My fiancé has asked me to feel free to become more involved in parenting her. It was never my goal to remain on the sidelines, but I did want to be sensitive to his authority and not barge in uninvited with my opinions.

Regarding the bed wetting, I agree it needs to be addressed. My fiancé recalls having nighttime accidents himself at that age, although not at this frequency, so he didn’t consider it something that needed to be looked into more urgently, particularly as the pediatrician and therapist are both aware of it and don’t seem to think medication is warranted.

As for fears of a hasty marriage, that’s not on the cards, we were simply ready to be engaged.
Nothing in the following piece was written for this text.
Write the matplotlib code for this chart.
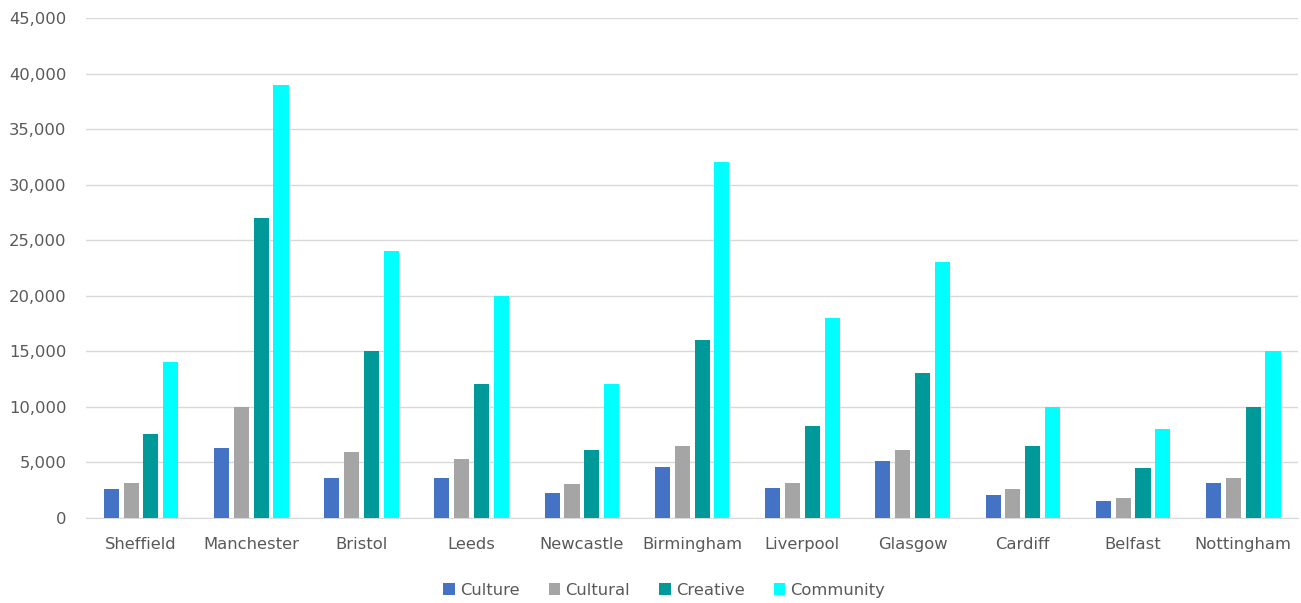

Thanks again for all of your very helpful insight, I am grateful!
posted by cortex (staff) at 11:45 AM on February 22, 2012


I appreciated Ironmouth and Desuetude's suggestions. These emotional problems are exactly what I've been trying to describe in my own 9 year-old daughter. The difference for her is that we are in the most stable family situation possible. We make 'Leave It to Beaver' look like 'The Ice Storm.'

But something is obviously wrong. Unfortunately, just telling someone to try 'therapy' isn't necessarily helpful. In my experience, you have to say something to the therapist that leads him down the right path. After all, he's only able to get part of the picture--the parts presented to him aren't necessarily the relevant parts. It's possible that a therapist is looking too much into the unstable family situation, and the sad situation with the girl's mother. The girl could have a mental disorder entirely her own (these things are possibly hereditary), and not just in response to the situation at hand.

What I would suggest for the OP and her fiance, and what I plan to do myself, is to start using the phrase "attachment disorder" with the therapist and see if that leads anywhere productive.